While Bujalski is interested in the vagaries of oral communication, in Marin Blue, Matthew Hysell surrounds his characters with a puzzling silence that alludes to a traumatic past. In the perplexing void of Los Angeles ’s suburban architecture, the ruins of real estate speculation, they seek out temporary housing, and wait for their memories to return. The Exploding Girl by Bradley Rust Gray is another quietly staged emotional drama. During their summer vacation, Ivy and Al discover that a shift from “best friends” to lovers may be on the cards. It is, however, precisely their familiarity that now represents a barrier between them. One of the film´s co-producers is So Yong Kim, whose own directorial work Treeless Mountain was, in turn, co-produced by Bradley Rust Gray. Kim’s film tells the story of two sisters who, at a very early age, are confronted with a world that they do not understand and in which they are not welcome.


Unlike Kim’s directing debut In Between Days, which was shown at the Forum three years ago, Treeless Mountain was made in South Korea, and thus forms one of a whole series of films in this year’s program from a country that, following a period of prosperity, is now facing harder times. Whether elegant, like My Dear Enemy by Lee Yoon-Ki with the excellent lead actress Jeon Do-Yeon, subtle and existential, such as the debuts Members of the Funeral by Baek Seung-bin, and The Day After by Lee Suk-Gyung, a world premiere, or sparse and silent like Land of Scarecrows by Roh Gyeong-Tae: Korean cinema, which many sceptics have already seen as entering a crisis, pulls out all the stops in these films, emerging as a highly sensitive barometer for the longings that continue to lurk in the shadows, even when everything seems to be doing fine.
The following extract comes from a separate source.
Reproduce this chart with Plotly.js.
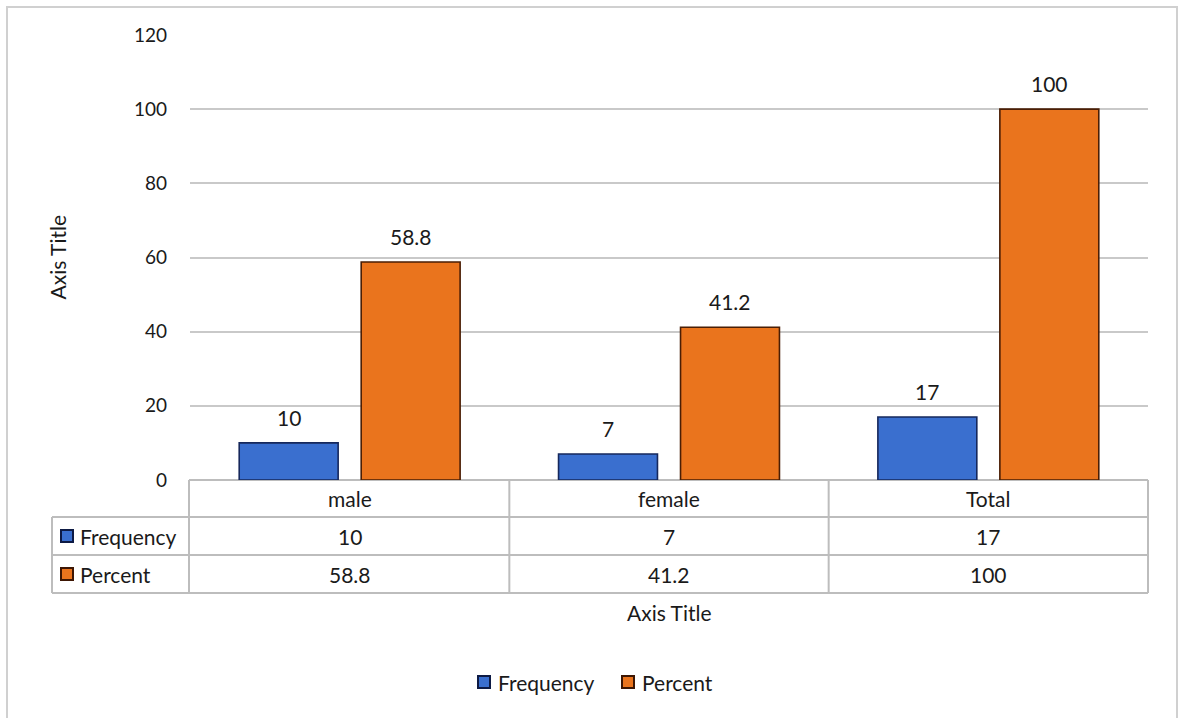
<!DOCTYPE html>
<html>
<head>
<meta charset="utf-8">
<script src="https://cdn.plot.ly/plotly-3.0.1.min.js"></script>
<style>
  html, body { margin: 0; padding: 0; background: #ffffff; }
  #chart { width: 1178px; height: 718px; }
</style>
</head>
<body>
<div id="chart"></div>
<script>
// Category labels and series values
const categories = ["male", "female", "Total"];
const frequency = [10, 7, 17];
const percent = [58.8, 41.2, 100];
const seriesNames = ["Frequency", "Percent"];
const yTicks = [0, 20, 40, 60, 80, 100, 120];

// Styling
const FONT = "Lato, 'Open Sans', sans-serif";
const TEXT = "#1a1a1a";
const GRID = "#c9c9c9";
const TABLE_LINE = "#bdbdbd";
const BLUE = "#3a6fcf", BLUE_EDGE = "#16285c";
const ORANGE = "#ea741d", ORANGE_EDGE = "#4a1e05";
const TXT_SIZE = 21, TICK_SIZE = 19;
const BARGAP = 0.236, BARGROUPGAP = 0.189;

// Plot area geometry (pixels) used to place the data table under the axis
const W = 1178, H = 718;
const M = { l: 190, r: 30, t: 35, b: 238 };
const PW = W - M.l - M.r, PH = H - M.t - M.b;
const px = p => (p - M.l) / PW;          // pixel x -> paper x
const py = q => (H - M.b - q) / PH;      // pixel y -> paper y

const traces = [
  {
    type: "bar", name: seriesNames[0], x: categories, y: frequency,
    marker: { color: BLUE, line: { color: BLUE_EDGE, width: 1.6 } },
    hoverinfo: "x+y+name"
  },
  {
    type: "bar", name: seriesNames[1], x: categories, y: percent,
    marker: { color: ORANGE, line: { color: ORANGE_EDGE, width: 1.6 } },
    hoverinfo: "x+y+name"
  }
];

const shapes = [];
const annotations = [];
const line = (x0, y0, x1, y1, color, w) => shapes.push({
  type: "line", xref: "paper", yref: "paper",
  x0: px(x0), y0: py(y0), x1: px(x1), y1: py(y1),
  line: { color: color, width: w }, layer: "below"
});
const label = (x, y, text, anchor, extra) => annotations.push(Object.assign({
  xref: "paper", yref: "paper", x: px(x), y: py(y), text: text, showarrow: false,
  xanchor: anchor, yanchor: "middle", font: { size: TXT_SIZE }
}, extra || {}));
const keyBox = (xc, yc, s) => shapes.push({
  type: "rect", xref: "paper", yref: "paper",
  x0: px(xc - 6), x1: px(xc + 6), y0: py(yc - 6), y1: py(yc + 6),
  fillcolor: [BLUE, ORANGE][s], line: { color: ["#0d1a44", "#3d1603"][s], width: 2 }
});

// Outer chart frame
shapes.push({
  type: "rect", xref: "paper", yref: "paper",
  x0: px(7), x1: px(1177), y0: py(7), y1: py(722),
  line: { color: "#d0d0d0", width: 2 }, layer: "below"
});

// Data table grid
const tableLeft = 52, tableRight = M.l + PW, colLeft = 189;
const rowY = [480, 517, 555, 593];
line(colLeft, rowY[0], tableRight, rowY[0], TABLE_LINE, 2);
for (let i = 1; i < rowY.length; i++) line(tableLeft, rowY[i], tableRight, rowY[i], TABLE_LINE, 2);
line(tableLeft, rowY[1], tableLeft, rowY[3], TABLE_LINE, 2);
line(colLeft, rowY[0], colLeft, rowY[3], TABLE_LINE, 2);
for (let c = 1; c <= categories.length; c++) {
  const xc = M.l + PW * c / categories.length;
  line(xc, rowY[0], xc, rowY[3], TABLE_LINE, 2);
}

// Table text: header row with categories, then one row per series
const rowMid = i => (rowY[i] + rowY[i + 1]) / 2;
const tableRows = [frequency, percent];
categories.forEach((cat, c) => {
  const xc = M.l + PW * (c + 0.5) / categories.length;
  label(xc, rowMid(0), cat, "center");
  tableRows.forEach((vals, r) => label(xc, rowMid(r + 1), String(vals[c]), "center"));
});
seriesNames.forEach((name, r) => {
  const ym = rowMid(r + 1);
  keyBox(67, ym, r);
  label(78, ym, name, "left");
});

// Value labels above each bar, positioned at the grouped bar centres
const half = (1 - BARGAP) / 4;
[frequency, percent].forEach((vals, s) => {
  vals.forEach((v, i) => {
    annotations.push({ xref: "x", yref: "y", x: i + (s === 0 ? -half : half), y: v,
      text: String(v), showarrow: false, xanchor: "center", yanchor: "bottom", yshift: 11,
      font: { size: TXT_SIZE } });
  });
});

// Axis titles
label(M.l + PW / 2, 612, "Axis Title", "center");
label(57, M.t + PH / 2, "Axis Title", "center", { textangle: -90 });

// Legend along the bottom
const legendY = 682;
const legendKeys = [484, 628];
seriesNames.forEach((name, s) => {
  keyBox(legendKeys[s], legendY, s);
  label(legendKeys[s] + 12, legendY, name, "left");
});

const layout = {
  width: W, height: H,
  margin: M,
  paper_bgcolor: "#ffffff", plot_bgcolor: "#ffffff",
  font: { family: FONT, size: TXT_SIZE, color: TEXT },
  barmode: "group", bargap: BARGAP, bargroupgap: BARGROUPGAP,
  xaxis: {
    type: "category", showticklabels: false, showgrid: false, zeroline: false,
    showline: false, ticks: "", fixedrange: true
  },
  yaxis: {
    range: [0, 120], tickvals: yTicks, showgrid: true, gridcolor: GRID, gridwidth: 2,
    zeroline: false, showline: false, ticks: "", ticklabelstandoff: 22,
    tickfont: { family: FONT, size: TICK_SIZE, color: TEXT }, fixedrange: true
  },
  showlegend: false,
  shapes: shapes,
  annotations: annotations
};

Plotly.newPlot("chart", traces, layout, { displayModeBar: false, staticPlot: true });
</script>
</body>
</html>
Among this year’s narratively urgent and stylistically mature debut films is Kan door huid heen (Can Go Through Skin), a psychological portrait of a young woman who, following two personal catastrophes, stubbornly attempts to deal with them on her own. Equally remarkable yet entirely different is Eugenie Jansen’s Calimucho. For an entire season the director travelled with a circus through the small towns of the Dutch countryside, going on to stage a fictional story in which all the characters more or less play themselves in an atmosphere reminiscent of a fairy tale. The Dutch trio is completed by Sonja Wyss’ directorial debut Winterstilte (Winter Silence), which tells an archaic story of sexual awakening and religious mysticism in the director’s Swiss homeland.


Radu Jude’s feature film debut The Happiest Girl in the World, a Romanian-Dutch co-production, tells the story of Delia, a teenager who feels like she’s entered another world after winning a car. When she is expected to play the “happiest girl in the world” in a TV advertisement in return, the shoot quickly becomes a crash course on growing up in this painfully telling film, a comment as relentless as it is comic on the situation in post-Communist Romania .


The complete programme of the 39th Forum is soon to be announced.